Bloomington resident Madi Hirschland, who attended the lecture, said she thought Ross was "great" because he's calling for America to get back into the game -- get back to the negotiating table.

"Striving for a negotiated solution is crucial to stop the violence," Hirschland said. "A negotiated solution is the only way to end terrorism. You can stun terror with a security barrier and (military) sieges, but the only hope is with a negotiated solution." Hirschland, a volunteer for Brit Tzedek v'Shalom -- The Jewish Alliance for Justice and Peace, attended Ross's speech, amongst other reasons, to promote the 2004 speaking tour of Naomi Chazan, a member of the Israeli Knesset -- similar to the U.S. House of Representatives, from 1992-2003. Chazan will speak to the prospects of peace in Israeli at 7 p.m., Nov. 7, at the Congregation Beth Shalom, 3750 E. Third St.

Ross said people often surround themselves with other people who validate their opinions; otherwise, you have to justify yourself all the time to everybody -- think about why you feel the way you do and what those feelings mean.

"We have to delegitimize terror as an instrument," Ross said. "Every time we were making progress, terrorism undercut us.

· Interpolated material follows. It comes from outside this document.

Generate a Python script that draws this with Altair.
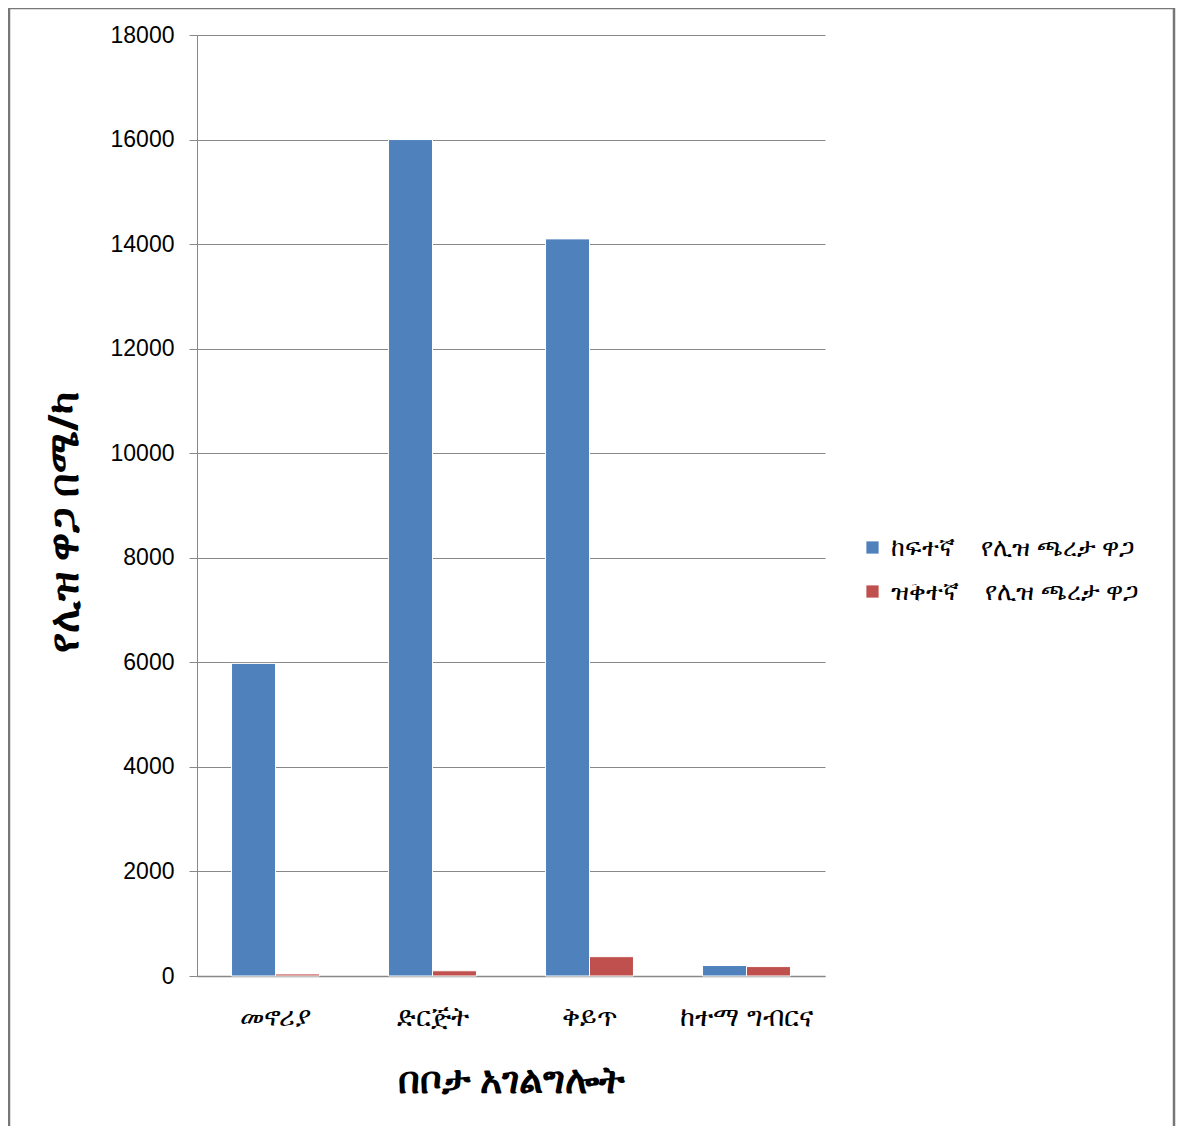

The terror will always undercut the peace. If being the victim is used not as a condition, but as a strategy, you are entitled to something and not held responsible. When you are a victim as a strategy, it means you are never accountable."

Ross concluded his lecture with a question and answer session, designed to stimulate further discussion of the Israel-Palestine conflict.

"If you like (the withdrawal) in Gaza, wait until you see it in the West Bank," Ross said. "Europeans want (Americans) involved; they have proved they can't (assist in the peace process) for a variety of reasons. This is not going to be determined by politics, but by the mindset of the people involved."